Blacks and Latinos are neighbors in Watts, but because they speak different languages, they have remained somewhat isolated from one another. Now, a group called Parents of Watts is trying to help change that by offering blacks and Latinos a chance to learn each other’s language.

“Most of my neighbors don’t speak English, but that doesn’t mean we can’t get along,” said Alice Harris, head of the group that offers the classes.

With instructors from the Los Angeles Unified School District’s Jordan-Locke Adult School, Harris started offering the classes two years ago in the living room of a small, cluttered house two doors away from her own--a house she bought to serve as headquarters for Parents of Watts.

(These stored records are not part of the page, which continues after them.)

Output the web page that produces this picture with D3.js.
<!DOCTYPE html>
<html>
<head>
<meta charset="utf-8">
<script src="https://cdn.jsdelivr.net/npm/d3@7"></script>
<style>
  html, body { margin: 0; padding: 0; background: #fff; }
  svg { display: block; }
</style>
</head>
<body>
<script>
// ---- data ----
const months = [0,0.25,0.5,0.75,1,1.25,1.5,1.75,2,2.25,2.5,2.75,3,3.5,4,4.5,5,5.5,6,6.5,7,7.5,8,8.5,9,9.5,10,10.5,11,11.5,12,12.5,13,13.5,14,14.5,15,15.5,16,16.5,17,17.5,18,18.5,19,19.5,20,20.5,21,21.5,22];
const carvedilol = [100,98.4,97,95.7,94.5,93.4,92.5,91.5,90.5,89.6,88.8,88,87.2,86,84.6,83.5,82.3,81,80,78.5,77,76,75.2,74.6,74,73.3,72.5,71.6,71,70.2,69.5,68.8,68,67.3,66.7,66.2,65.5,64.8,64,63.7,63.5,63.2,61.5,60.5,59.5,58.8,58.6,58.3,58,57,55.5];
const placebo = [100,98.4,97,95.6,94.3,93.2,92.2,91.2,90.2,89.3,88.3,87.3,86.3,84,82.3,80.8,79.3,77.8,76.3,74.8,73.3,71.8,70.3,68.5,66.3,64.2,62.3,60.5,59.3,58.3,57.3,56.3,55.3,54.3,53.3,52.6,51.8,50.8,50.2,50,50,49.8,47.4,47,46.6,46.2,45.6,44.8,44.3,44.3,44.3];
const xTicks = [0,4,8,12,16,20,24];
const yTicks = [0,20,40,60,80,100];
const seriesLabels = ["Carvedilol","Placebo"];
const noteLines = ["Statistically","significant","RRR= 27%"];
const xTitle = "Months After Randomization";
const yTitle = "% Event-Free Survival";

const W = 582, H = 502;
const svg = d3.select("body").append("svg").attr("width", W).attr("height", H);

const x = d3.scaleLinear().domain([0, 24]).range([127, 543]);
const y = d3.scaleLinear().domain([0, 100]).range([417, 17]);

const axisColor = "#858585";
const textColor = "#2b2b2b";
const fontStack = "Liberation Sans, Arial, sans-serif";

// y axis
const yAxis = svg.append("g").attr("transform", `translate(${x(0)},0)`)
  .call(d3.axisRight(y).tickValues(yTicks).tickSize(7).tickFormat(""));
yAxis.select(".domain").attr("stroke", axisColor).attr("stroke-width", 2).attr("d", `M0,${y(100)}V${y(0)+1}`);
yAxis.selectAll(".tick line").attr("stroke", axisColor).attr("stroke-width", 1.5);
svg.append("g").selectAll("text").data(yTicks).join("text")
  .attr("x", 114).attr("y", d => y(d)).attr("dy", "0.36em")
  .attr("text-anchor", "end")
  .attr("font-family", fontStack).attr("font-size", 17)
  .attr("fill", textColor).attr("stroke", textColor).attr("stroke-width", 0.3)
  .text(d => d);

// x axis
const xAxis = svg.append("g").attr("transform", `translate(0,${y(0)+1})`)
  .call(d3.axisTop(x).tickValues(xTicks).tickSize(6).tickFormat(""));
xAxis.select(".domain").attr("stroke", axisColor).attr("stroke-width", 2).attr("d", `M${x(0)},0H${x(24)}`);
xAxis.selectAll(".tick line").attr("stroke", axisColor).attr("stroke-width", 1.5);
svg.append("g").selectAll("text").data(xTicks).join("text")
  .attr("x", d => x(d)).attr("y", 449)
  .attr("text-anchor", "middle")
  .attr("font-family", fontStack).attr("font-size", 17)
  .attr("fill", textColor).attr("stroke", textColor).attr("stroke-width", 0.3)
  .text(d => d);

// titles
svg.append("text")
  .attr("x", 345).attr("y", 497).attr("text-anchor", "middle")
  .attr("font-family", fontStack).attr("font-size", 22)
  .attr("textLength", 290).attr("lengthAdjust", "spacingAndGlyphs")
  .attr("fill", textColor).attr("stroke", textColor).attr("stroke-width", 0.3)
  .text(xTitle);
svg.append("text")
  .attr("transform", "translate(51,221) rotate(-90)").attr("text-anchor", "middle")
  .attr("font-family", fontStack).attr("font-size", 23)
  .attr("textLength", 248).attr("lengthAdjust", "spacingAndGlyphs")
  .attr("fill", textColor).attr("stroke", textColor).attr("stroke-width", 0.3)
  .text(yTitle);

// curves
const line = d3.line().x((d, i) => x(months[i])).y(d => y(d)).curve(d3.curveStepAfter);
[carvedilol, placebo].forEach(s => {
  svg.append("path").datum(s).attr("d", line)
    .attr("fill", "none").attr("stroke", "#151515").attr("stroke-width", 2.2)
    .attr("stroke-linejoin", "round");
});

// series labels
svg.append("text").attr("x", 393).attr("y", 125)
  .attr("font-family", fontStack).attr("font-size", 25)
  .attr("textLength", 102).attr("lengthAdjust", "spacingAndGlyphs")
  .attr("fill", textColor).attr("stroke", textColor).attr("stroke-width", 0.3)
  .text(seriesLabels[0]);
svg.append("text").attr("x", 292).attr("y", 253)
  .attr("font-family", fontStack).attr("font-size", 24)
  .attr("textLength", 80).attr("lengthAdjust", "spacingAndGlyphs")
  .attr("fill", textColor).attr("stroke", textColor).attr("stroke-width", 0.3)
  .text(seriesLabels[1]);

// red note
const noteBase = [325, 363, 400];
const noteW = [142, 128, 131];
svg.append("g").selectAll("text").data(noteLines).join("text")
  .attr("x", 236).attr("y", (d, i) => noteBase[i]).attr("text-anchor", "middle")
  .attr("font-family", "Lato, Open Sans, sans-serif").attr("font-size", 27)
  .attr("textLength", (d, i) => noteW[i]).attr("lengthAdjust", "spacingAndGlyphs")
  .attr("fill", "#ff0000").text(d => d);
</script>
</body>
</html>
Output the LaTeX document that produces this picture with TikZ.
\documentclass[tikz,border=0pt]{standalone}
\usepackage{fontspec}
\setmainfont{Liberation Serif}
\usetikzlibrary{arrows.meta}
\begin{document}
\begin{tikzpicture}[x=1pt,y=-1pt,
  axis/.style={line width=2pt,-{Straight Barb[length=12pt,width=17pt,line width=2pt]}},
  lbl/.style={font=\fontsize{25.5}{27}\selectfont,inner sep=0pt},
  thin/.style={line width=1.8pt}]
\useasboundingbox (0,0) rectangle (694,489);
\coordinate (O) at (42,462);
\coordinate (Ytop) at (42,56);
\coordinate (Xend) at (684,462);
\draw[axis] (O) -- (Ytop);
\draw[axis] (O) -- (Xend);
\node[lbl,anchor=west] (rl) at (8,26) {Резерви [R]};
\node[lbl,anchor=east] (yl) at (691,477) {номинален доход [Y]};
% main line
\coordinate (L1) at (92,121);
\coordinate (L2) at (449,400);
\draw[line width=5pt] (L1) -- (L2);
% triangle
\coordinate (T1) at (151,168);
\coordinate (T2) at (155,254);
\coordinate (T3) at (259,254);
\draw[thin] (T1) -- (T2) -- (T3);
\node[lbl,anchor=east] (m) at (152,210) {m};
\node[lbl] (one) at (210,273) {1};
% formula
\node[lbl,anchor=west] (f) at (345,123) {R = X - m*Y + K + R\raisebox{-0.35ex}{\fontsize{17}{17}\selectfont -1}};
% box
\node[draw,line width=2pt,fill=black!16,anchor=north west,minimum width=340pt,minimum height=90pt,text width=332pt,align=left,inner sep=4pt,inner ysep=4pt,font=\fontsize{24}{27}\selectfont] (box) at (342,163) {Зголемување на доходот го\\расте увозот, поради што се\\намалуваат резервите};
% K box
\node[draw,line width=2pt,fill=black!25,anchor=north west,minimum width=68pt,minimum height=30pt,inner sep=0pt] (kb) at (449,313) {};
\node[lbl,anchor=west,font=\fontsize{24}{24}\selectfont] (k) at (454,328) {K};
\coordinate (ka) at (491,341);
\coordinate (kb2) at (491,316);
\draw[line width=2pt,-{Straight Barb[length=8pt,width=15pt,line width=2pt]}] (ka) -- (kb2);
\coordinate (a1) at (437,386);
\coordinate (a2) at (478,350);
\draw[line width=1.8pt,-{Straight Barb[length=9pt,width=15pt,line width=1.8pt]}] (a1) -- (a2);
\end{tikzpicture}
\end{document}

As many as 30 students attend the three-hour-a-day, four-day-a-week free classes--English-as-a-second-language in the mornings or Spanish in the afternoon.

Most of the students, black and brown, live on nearby streets, in an area of Watts known among its Latino residents as La Colonia-- the colony, or neighborhood.

Neighborhood Changed

The area--bordered by Alameda Street, Wilmington Avenue, 103rd Street and Santa Ana Boulevard--was originally settled by Mexican railroad workers at the turn of the century, then became predominantly black during World War II.

Today it has shifted back to predominantly Latino. But unlike the Chicano residents of years past, who had been in the area for 20 years or so, the community’s Latino residents are newcomers, often here illegally, who speak no English and have little to do with their black neighbors.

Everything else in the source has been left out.